2.4 Common confusions / NTA trap points

• "Modern Periodic Law is based on atomic mass" — WRONG; it is based on atomic number (Moseley, 1913). Mendeleev's law was based on atomic mass (p. 78).
• "F has the most negative ΔegH" — WRONG; Cl (-349) is more negative than F (-328) because the small 2p orbital of F creates greater electron-electron repulsion (p. 90, Table 3.7).
• "IE1 of B > IE1 of Be" — WRONG; IE1 of B is slightly LESS than IE1 of Be (2p electron more shielded than 2s) (p. 89).
• "IE1 of O > IE1 of N" — WRONG; IE1 of N > IE1 of O (half-filled 2p³ in N is extra stable) (p. 89).
• "Noble gases have negative ΔegH" — WRONG; noble gases have LARGE POSITIVE ΔegH (He +48, Ne +116) because the added electron must enter the next higher shell (p. 90).
• "Helium is in s-block" — Technically yes (1s²), but placed in p-block (Group 18) with other noble gases because it has a completely filled valence shell (p. 82).

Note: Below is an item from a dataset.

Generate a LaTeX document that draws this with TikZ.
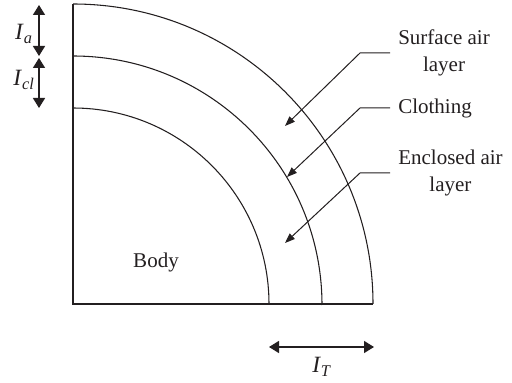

• IUPAC name confusion: for Z = 120, it is UN-BI-NIL-ium (Unbinilium, Ubn) — students often forget the "nil" for 0 (p. 80, Problem 3.1).
• "Lanthanoids are d-block" — WRONG; they are f-block (4f filling), placed in a separate panel of the table. The same for actinoids (5f) (p. 82).
• "Zn is a transition metal" — depends on definition; NCERT Class XI does include it in d-block but in Class XII §4 notes it does not show typical transition properties (d¹⁰ in atom and ions) (p. 84). Watch for which standard is invoked.
• "Atomic radius increases down a group always" — WRONG for d-block: Zr ≈ Hf and Mo ≈ W due to lanthanoid contraction (covered in detail in Class XII §4.5.2).
• "Cation is bigger than parent atom" — WRONG; cations are SMALLER than parent atoms (one fewer shell often, no e-e repulsion); anions are LARGER (p. 87).
• "ΔegH of N is more negative than of C" — WRONG; ΔegH of N is positive (or weakly negative) because adding an electron to the half-filled 2p³ of N forces pairing — N rejects the extra electron more than C does.